- Problem to solve: Filter the entries below, keeping only lines with the word "that".

- Dataset:
------------------------------

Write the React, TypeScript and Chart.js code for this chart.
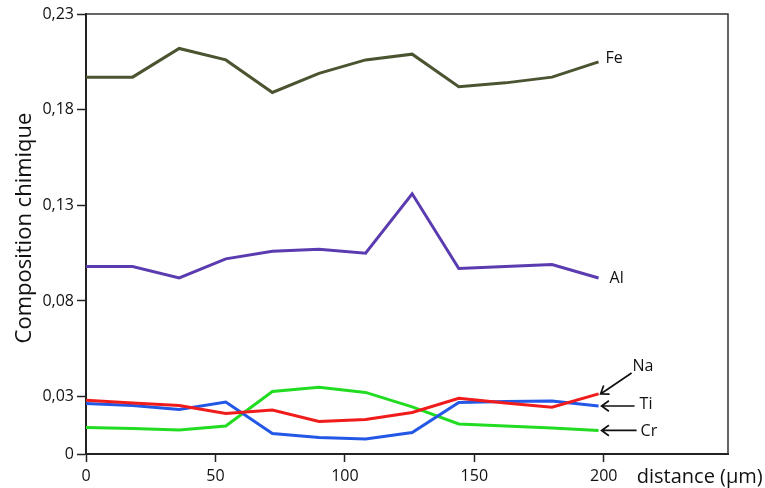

------------------------------

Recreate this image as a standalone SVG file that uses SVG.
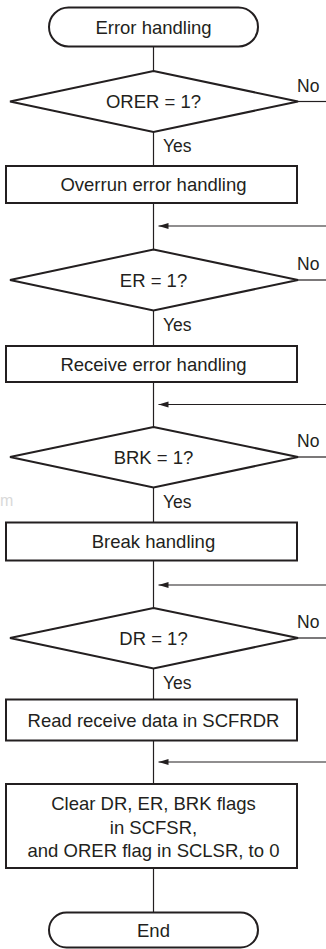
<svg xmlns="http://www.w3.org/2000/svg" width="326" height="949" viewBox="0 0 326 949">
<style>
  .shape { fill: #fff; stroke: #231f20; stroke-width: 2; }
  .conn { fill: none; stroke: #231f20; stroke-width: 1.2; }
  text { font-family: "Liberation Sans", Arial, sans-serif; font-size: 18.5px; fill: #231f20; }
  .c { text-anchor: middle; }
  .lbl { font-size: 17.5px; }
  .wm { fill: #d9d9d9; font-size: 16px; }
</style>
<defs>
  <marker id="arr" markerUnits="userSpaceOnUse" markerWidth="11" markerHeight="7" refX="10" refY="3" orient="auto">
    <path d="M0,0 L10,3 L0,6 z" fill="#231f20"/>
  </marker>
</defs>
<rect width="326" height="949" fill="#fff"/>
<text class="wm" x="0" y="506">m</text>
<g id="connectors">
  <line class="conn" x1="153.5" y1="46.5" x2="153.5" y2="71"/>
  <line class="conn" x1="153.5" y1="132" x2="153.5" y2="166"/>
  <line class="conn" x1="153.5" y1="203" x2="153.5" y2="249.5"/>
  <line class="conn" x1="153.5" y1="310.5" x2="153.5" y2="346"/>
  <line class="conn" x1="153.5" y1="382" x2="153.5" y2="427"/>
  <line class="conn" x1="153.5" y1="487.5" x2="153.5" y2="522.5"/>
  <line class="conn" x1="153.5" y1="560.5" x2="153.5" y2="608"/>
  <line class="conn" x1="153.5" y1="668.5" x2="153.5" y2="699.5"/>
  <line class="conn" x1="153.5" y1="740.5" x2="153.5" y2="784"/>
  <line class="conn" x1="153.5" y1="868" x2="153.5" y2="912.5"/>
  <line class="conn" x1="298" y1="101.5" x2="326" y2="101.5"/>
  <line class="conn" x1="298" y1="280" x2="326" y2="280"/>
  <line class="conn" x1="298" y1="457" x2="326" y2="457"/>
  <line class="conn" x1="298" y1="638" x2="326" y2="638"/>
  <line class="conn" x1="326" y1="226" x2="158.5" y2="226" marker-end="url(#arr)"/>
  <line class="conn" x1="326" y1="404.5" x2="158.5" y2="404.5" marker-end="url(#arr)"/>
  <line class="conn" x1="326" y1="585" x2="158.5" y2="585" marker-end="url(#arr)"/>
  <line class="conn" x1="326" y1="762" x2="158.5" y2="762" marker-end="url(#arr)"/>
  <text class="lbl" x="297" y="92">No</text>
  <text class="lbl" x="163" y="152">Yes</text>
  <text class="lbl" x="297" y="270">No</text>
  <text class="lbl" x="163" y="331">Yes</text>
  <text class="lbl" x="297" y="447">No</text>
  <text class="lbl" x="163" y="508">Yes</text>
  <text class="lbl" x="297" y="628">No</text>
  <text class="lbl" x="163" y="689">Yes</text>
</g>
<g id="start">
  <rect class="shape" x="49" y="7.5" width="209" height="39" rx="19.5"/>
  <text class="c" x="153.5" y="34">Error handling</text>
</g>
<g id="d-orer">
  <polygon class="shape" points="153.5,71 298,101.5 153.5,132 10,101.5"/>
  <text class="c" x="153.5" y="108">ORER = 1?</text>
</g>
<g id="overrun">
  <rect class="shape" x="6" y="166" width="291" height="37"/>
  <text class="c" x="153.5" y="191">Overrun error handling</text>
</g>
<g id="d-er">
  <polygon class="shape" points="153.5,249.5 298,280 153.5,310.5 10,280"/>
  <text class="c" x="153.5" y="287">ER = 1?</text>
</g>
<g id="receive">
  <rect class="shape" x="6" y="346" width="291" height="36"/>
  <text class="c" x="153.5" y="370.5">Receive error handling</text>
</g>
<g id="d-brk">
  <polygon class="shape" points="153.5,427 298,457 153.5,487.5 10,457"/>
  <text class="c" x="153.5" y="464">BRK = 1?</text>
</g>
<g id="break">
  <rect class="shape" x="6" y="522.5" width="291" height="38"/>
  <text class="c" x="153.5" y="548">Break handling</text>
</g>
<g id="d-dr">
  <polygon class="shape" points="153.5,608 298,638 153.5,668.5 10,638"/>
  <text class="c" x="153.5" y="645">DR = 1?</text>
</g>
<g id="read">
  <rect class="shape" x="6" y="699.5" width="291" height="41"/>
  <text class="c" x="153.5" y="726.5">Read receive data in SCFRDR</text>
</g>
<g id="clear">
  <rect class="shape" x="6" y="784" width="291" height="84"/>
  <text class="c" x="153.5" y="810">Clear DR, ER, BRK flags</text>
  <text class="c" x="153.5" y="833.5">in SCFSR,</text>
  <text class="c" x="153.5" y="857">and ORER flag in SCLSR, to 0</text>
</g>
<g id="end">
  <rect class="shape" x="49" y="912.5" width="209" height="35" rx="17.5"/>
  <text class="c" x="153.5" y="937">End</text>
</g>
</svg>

------------------------------

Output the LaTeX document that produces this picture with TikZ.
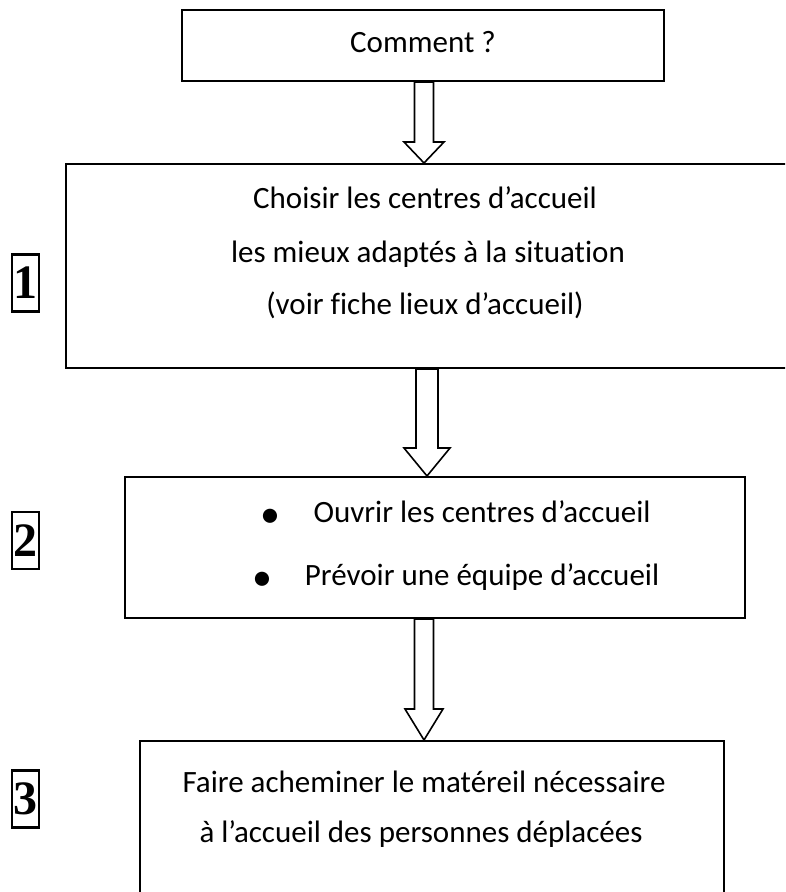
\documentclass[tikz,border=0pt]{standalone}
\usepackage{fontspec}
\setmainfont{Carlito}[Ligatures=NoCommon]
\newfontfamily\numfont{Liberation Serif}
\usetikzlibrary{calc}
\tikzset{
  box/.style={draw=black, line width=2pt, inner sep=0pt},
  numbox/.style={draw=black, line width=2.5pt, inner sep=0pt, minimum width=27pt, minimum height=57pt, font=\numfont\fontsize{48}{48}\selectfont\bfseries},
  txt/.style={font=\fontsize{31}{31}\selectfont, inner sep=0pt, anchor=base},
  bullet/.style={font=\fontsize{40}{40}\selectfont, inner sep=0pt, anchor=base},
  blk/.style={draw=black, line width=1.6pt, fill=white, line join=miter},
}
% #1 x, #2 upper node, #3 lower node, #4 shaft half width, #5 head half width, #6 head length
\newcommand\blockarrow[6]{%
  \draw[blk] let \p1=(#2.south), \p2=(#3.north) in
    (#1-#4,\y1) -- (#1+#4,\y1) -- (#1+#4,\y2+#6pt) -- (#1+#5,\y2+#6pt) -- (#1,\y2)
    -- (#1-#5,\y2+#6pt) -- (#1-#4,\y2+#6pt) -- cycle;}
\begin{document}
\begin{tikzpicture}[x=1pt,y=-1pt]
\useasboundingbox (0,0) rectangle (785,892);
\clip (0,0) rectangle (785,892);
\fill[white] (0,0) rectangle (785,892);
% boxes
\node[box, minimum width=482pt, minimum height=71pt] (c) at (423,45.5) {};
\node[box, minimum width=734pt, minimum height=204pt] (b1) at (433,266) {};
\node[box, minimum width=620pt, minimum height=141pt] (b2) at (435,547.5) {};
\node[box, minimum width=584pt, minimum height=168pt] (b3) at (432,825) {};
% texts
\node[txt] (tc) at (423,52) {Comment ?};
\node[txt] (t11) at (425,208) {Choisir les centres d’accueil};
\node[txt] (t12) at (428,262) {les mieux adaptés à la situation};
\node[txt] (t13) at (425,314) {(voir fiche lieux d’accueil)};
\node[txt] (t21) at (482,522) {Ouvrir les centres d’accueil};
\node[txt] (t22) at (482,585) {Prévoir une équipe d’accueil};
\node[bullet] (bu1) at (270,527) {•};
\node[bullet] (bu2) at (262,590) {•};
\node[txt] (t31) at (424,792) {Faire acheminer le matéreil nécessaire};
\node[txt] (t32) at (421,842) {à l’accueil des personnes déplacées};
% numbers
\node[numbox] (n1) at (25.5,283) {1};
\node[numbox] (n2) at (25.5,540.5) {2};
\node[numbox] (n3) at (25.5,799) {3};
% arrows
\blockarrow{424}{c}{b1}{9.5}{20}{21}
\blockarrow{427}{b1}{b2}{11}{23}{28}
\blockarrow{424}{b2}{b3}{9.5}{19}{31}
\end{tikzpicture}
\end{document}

------------------------------

- Solution to the exercise:
Recreate this image as a standalone SVG file that uses SVG.
Output the LaTeX document that produces this picture with TikZ.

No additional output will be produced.